Exercise directions —
Exclude the pictures, then copy word for word the lines running from the beginning of the records through the line with "CartesianGrid, ReferenceLine, LabelList".

Data supplied —
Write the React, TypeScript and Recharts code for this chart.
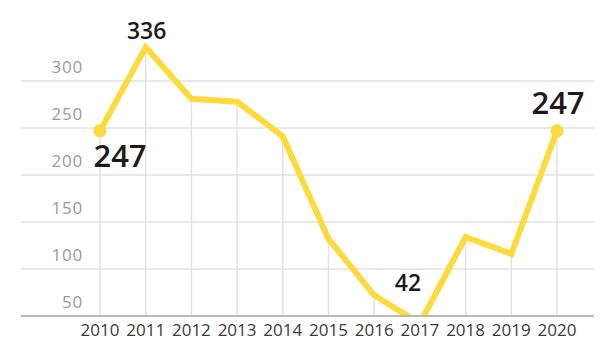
import React from 'react';
import { LineChart, Line, XAxis, YAxis, CartesianGrid, ReferenceLine, LabelList } from 'recharts';

const years = ['2010', '2011', '2012', '2013', '2014', '2015', '2016', '2017', '2018', '2019', '2020'];
const counts = [247, 336, 281, 278, 241, 132, 72, 42, 134, 116, 247];
const yTicks = [50, 100, 150, 200, 250, 300];
const yDomain = [50, 350];
const labelledYears = ['2010', '2011', '2017', '2020'];
const dottedYears = ['2010', '2020'];

const data = years.map((year, i) => ({ year, count: counts[i] }));

const LABEL_STYLE: Record<string, { dx: number; dy: number; size: number }> = {
  '2010': { dx: 20, dy: 36, size: 31 },
  '2011': { dx: 1, dy: -8, size: 23 },
  '2017': { dx: -12, dy: -33, size: 23 },
  '2020': { dx: 1, dy: -17, size: 31 },
};

const FONT = '"Open Sans", sans-serif';
const YELLOW = '#FFDA3C';
const GRID = '#e2e2e2';

const YTick = (props: any) => {
  const { x, y, payload } = props;
  return (
    <text x={x + 70} y={y - 8} textAnchor="end" fill="#9a9a9a" fontSize={17} fontFamily={FONT} letterSpacing={0.8}>
      {payload.value}
    </text>
  );
};

const XTick = (props: any) => {
  const { x, y, payload } = props;
  return (
    <text x={x} y={y + 12} textAnchor="middle" fill="#3a3a3a" fontSize={17} fontFamily={FONT}>
      {payload.value}
    </text>
  );
};

const renderDot = (props: any) => {
  const { cx, cy, index } = props;
  if (!dottedYears.includes(years[index])) return <g key={`dot-${index}`} />;
  return <circle key={`dot-${index}`} cx={cx} cy={cy} r={6.5} fill={YELLOW} stroke="none" />;
};

const renderLabel = (props: any) => {
  const { x, y, value, index } = props;
  const year = years[index];
  if (!labelledYears.includes(year)) return null;
  const s = LABEL_STYLE[year];
  return (
    <text key={`lbl-${index}`} x={x + s.dx} y={y + s.dy} textAnchor="middle" fill="#231815" fontSize={s.size} fontFamily={FONT} fontWeight={600}>
      {value}
    </text>
  );
};

export default function App() {
  return (
    <div style={{ position: 'absolute', left: 0, top: 0, width: 608, height: 354, background: '#fff' }}>
      <LineChart width={608} height={354} data={data} margin={{ top: 34, right: 14, bottom: 0, left: 20 }}>
        <CartesianGrid vertical={false} stroke={GRID} strokeWidth={1.5} horizontalValues={yTicks} />
        {data.map((d) => (
          <ReferenceLine
            key={d.year}
            segment={[{ x: d.year, y: yDomain[0] }, { x: d.year, y: d.count }]}
            stroke={GRID}
            strokeWidth={1.5}
          />
        ))}
        <XAxis
          dataKey="year"
          type="category"
          padding={{ left: 79, right: 37 }}
          height={38}
          tickLine={false}
          axisLine={{ stroke: '#a8a8a8', strokeWidth: 1.5 }}
          tick={<XTick />}
          interval={0}
        />
        <YAxis
          type="number"
          domain={yDomain}
          ticks={yTicks}
          allowDataOverflow={true}
          width={1}
          axisLine={false}
          tickLine={false}
          tick={(p: any) => <YTick {...p} />}
          interval={0}
        />
        <Line
          type="linear"
          dataKey="count"
          stroke={YELLOW}
          strokeWidth={6}
          dot={renderDot}
          activeDot={false}
          isAnimationActive={false}
        >
          <LabelList dataKey="count" content={renderLabel} />
        </Line>
      </LineChart>
    </div>
  );
}
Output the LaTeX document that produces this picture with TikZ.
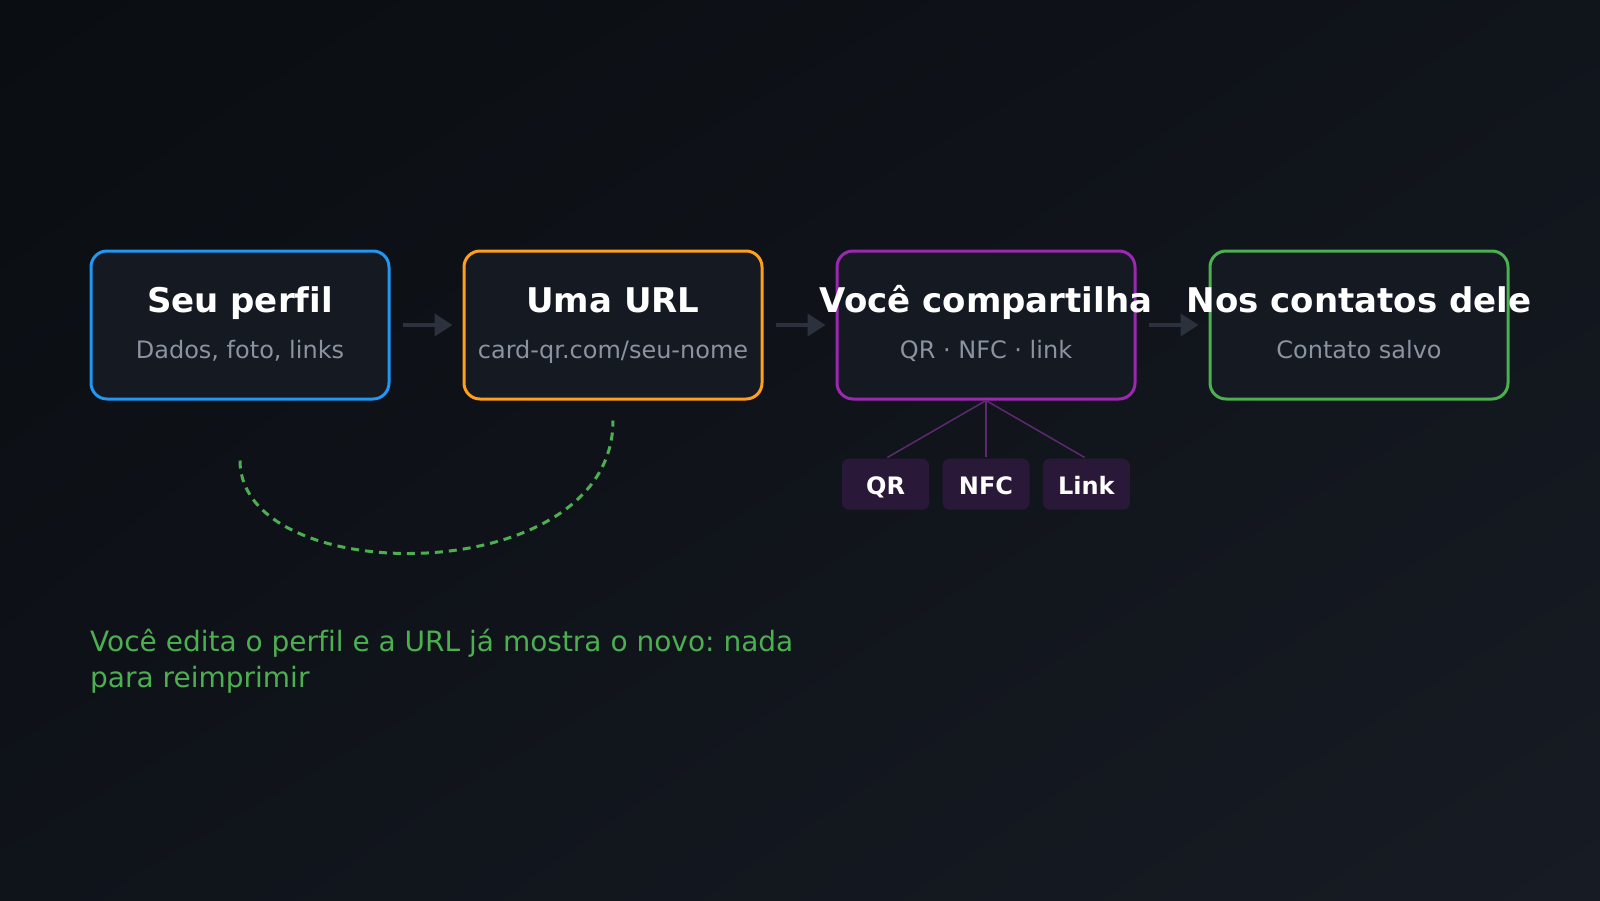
\documentclass[tikz,border=0pt]{standalone}
\usepackage{fontspec}
\setmainfont{DejaVu Sans}[Ligatures=NoCommon]
\frenchspacing
\usepackage{xcolor}
\usetikzlibrary{positioning, arrows.meta, calc, shadings}
\definecolor{bgtopleft}{HTML}{0A0D11}
\definecolor{bgtopright}{HTML}{10141B}
\definecolor{bgbottomleft}{HTML}{0F131A}
\definecolor{bgbottomright}{HTML}{171B23}
\definecolor{cardfill}{HTML}{141922}
\definecolor{subgray}{HTML}{8B93A0}
\definecolor{arrowgray}{HTML}{2C323D}
\definecolor{profileblue}{HTML}{2196F3}
\definecolor{urlorange}{HTML}{FF9F1C}
\definecolor{sharepurple}{HTML}{9C27B0}
\definecolor{savedgreen}{HTML}{4CAF50}
\definecolor{chipfill}{HTML}{2A1838}
\definecolor{chipline}{HTML}{5C2A6E}

\tikzset{
    card/.style={draw=#1, fill=cardfill, line width=3pt, rounded corners=16pt,
                 minimum width=298pt, minimum height=148pt, inner sep=0pt},
    cardtitle/.style={anchor=base, text=white, font=\bfseries\fontsize{34}{40}\selectfont},
    cardsub/.style={anchor=base, text=subgray, font=\fontsize{24}{28}\selectfont},
    flowarrow/.style={draw=arrowgray, fill=arrowgray, line width=4pt,
                      -{Triangle[length=18pt, width=22pt]}},
    chip/.style={fill=chipfill, rounded corners=7pt, minimum width=87pt, minimum height=51pt,
                 inner sep=0pt, text height=21.5pt, text depth=0pt,
                 text=white, font=\bfseries\fontsize{24}{28}\selectfont},
    chiplink/.style={draw=chipline, line width=1.5pt, shorten >=2pt},
    editloop/.style={draw=savedgreen, line width=3pt, dash pattern=on 8pt off 6pt}
}

\begin{document}
\begin{tikzpicture}[x=1pt, y=1pt, node distance=72pt]
    \shade[upper left=bgtopleft, upper right=bgtopright,
           lower left=bgbottomleft, lower right=bgbottomright] (0,0) rectangle (1600,-900);
    \useasboundingbox (0,0) rectangle (1600,-900);

    \node[card=profileblue] (perfil) at (240,-325) {};
    \node[card=urlorange, right=of perfil] (url) {};
    \node[card=sharepurple, right=of url] (share) {};
    \node[card=savedgreen, right=of share] (contatos) {};

    \node[cardtitle] (perfiltitle) at ([yshift=13pt]perfil.center) {Seu perfil};
    \node[cardsub] (perfilsub) at ([yshift=-33pt]perfil.center) {Dados, foto, links};
    \node[cardtitle] (urltitle) at ([yshift=13pt]url.center) {Uma URL};
    \node[cardsub] (urlsub) at ([yshift=-33pt]url.center) {card-qr.com/seu-nome};
    \node[cardtitle] (sharetitle) at ([yshift=13pt]share.center) {Você compartilha};
    \node[cardsub] (sharesub) at ([yshift=-33pt]share.center) {QR · NFC · link};
    \node[cardtitle] (contatostitle) at ([yshift=13pt]contatos.center) {Nos contatos dele};
    \node[cardsub] (contatossub) at ([yshift=-33pt]contatos.center) {Contato salvo};

    \draw[flowarrow] ([xshift=12pt]perfil.east) -- ([xshift=-10pt]url.west);
    \draw[flowarrow] ([xshift=12pt]url.east) -- ([xshift=-10pt]share.west);
    \draw[flowarrow] ([xshift=12pt]share.east) -- ([xshift=-10pt]contatos.west);

    \node[chip, below=58pt of share] (nfc) {NFC};
    \node[chip, left=13pt of nfc] (qr) {QR};
    \node[chip, right=13pt of nfc] (link) {Link};
    \draw[chiplink] (share.south) -- (qr.north);
    \draw[chiplink] (share.south) -- (nfc.north);
    \draw[chiplink] (share.south) -- (link.north);

    \coordinate (loopstart) at ([yshift=-60pt]perfil.south);
    \coordinate (loopend) at ([yshift=-20pt]url.south);
    \draw[editloop] (loopstart) .. controls +(0,-130) and +(0,-170) .. (loopend);

    \node[anchor=base west, align=left, inner sep=0pt, text=savedgreen,
          font=\fontsize{28}{36}\selectfont] (nota) at (90,-687)
          {Você edita o perfil e a URL já mostra o novo: nada\\para reimprimir};
\end{tikzpicture}
\end{document}
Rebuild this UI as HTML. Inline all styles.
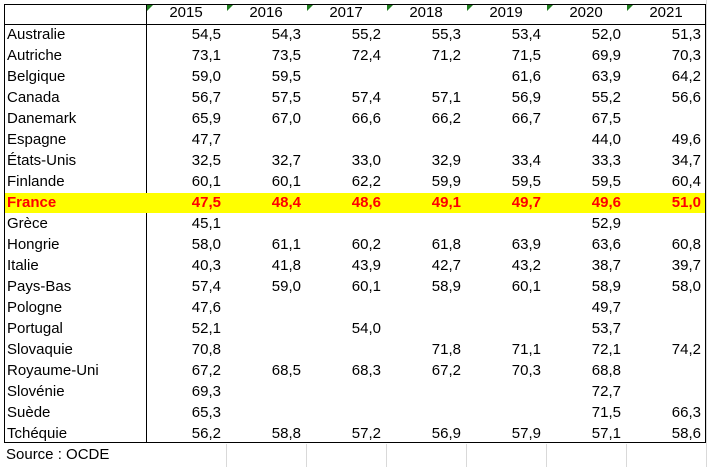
<!DOCTYPE html>
<html><head><meta charset="utf-8"><style>
body{margin:0;width:714px;height:467px;background:#fff;position:relative;overflow:hidden;font-family:"Liberation Sans",Arial,sans-serif;font-size:15px;color:#000}
.c{position:absolute;height:21px;line-height:21px;white-space:nowrap}
.r{text-align:right}
.g{position:absolute;background:#d9d9d9}
</style></head><body>
<div>
<div class="g" style="left:226px;top:444px;width:1px;height:23px"></div>
<div class="g" style="left:306px;top:444px;width:1px;height:23px"></div>
<div class="g" style="left:386px;top:444px;width:1px;height:23px"></div>
<div class="g" style="left:466px;top:444px;width:1px;height:23px"></div>
<div class="g" style="left:546px;top:444px;width:1px;height:23px"></div>
<div class="g" style="left:626px;top:444px;width:1px;height:23px"></div>
<div class="g" style="left:706px;top:444px;width:1px;height:23px"></div>
<div class="g" style="left:706px;top:0;width:1px;height:467px"></div>
</div>
<div id="tbl" style="position:absolute;left:4px;top:4px;width:702px;height:439px;border:1px solid #000;box-sizing:border-box"></div>
<div style="position:absolute;left:4px;top:24px;width:702px;height:1px;background:#000"></div>
<div style="position:absolute;left:146px;top:4px;width:1px;height:439px;background:#000"></div>
<div id="cells"></div>
<div class="c" style="left:6px;top:444px">Source : OCDE</div>
<script>
const years=["2015","2016","2017","2018","2019","2020","2021"];
const countries=["Australie","Autriche","Belgique","Canada","Danemark","Espagne","États-Unis","Finlande","France","Grèce","Hongrie","Italie","Pays-Bas","Pologne","Portugal","Slovaquie","Royaume-Uni","Slovénie","Suède","Tchéquie"];
const values=[
["54,5","54,3","55,2","55,3","53,4","52,0","51,3"],
["73,1","73,5","72,4","71,2","71,5","69,9","70,3"],
["59,0","59,5","","","61,6","63,9","64,2"],
["56,7","57,5","57,4","57,1","56,9","55,2","56,6"],
["65,9","67,0","66,6","66,2","66,7","67,5",""],
["47,7","","","","","44,0","49,6"],
["32,5","32,7","33,0","32,9","33,4","33,3","34,7"],
["60,1","60,1","62,2","59,9","59,5","59,5","60,4"],
["47,5","48,4","48,6","49,1","49,7","49,6","51,0"],
["45,1","","","","","52,9",""],
["58,0","61,1","60,2","61,8","63,9","63,6","60,8"],
["40,3","41,8","43,9","42,7","43,2","38,7","39,7"],
["57,4","59,0","60,1","58,9","60,1","58,9","58,0"],
["47,6","","","","","49,7",""],
["52,1","","54,0","","","53,7",""],
["70,8","","","71,8","71,1","72,1","74,2"],
["67,2","68,5","68,3","67,2","70,3","68,8",""],
["69,3","","","","","72,7",""],
["65,3","","","","","71,5","66,3"],
["56,2","58,8","57,2","56,9","57,9","57,1","58,6"]];
const host=document.getElementById('cells');
function mk(cls,x,y,w,txt){const d=document.createElement('div');d.className=cls;d.style.left=x+'px';d.style.top=y+'px';if(w)d.style.width=w+'px';d.textContent=txt;host.appendChild(d);return d;}
years.forEach((y,j)=>{
const d=mk('c',146+80*j,2,80,y);d.style.textAlign='center';


const t=document.createElement('div');t.style.cssText='position:absolute;left:'+(147+80*j)+'px;top:5px;width:0;height:0;border-top:6px solid #1e7b1e;border-right:6px solid transparent';


host.appendChild(t);
});
countries.forEach((c,i)=>{
const top=24+21*i;const fr=c==='France';
if(fr){const b=document.createElement('div');b.style.cssText='position:absolute;left:5px;top:'+(top+1)+'px;width:700px;height:20px;background:#ffff00';


host.appendChild(b);}
const l=mk('c',7,top,null,c);


if(fr){l.style.color='#ff0000';l.style.fontWeight='bold';}
values[i].forEach((v,j)=>{
const d=mk('c r',146+80*j,top,75,v);


if(fr){d.style.color='#ff0000';d.style.fontWeight='bold';}
});
});
</script>
</body></html>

Solution to the problem —
Write the React, TypeScript and Recharts code for this chart.
import React from 'react';
import { LineChart, Line, XAxis, YAxis, CartesianGrid, ReferenceLine, LabelList } from 'recharts';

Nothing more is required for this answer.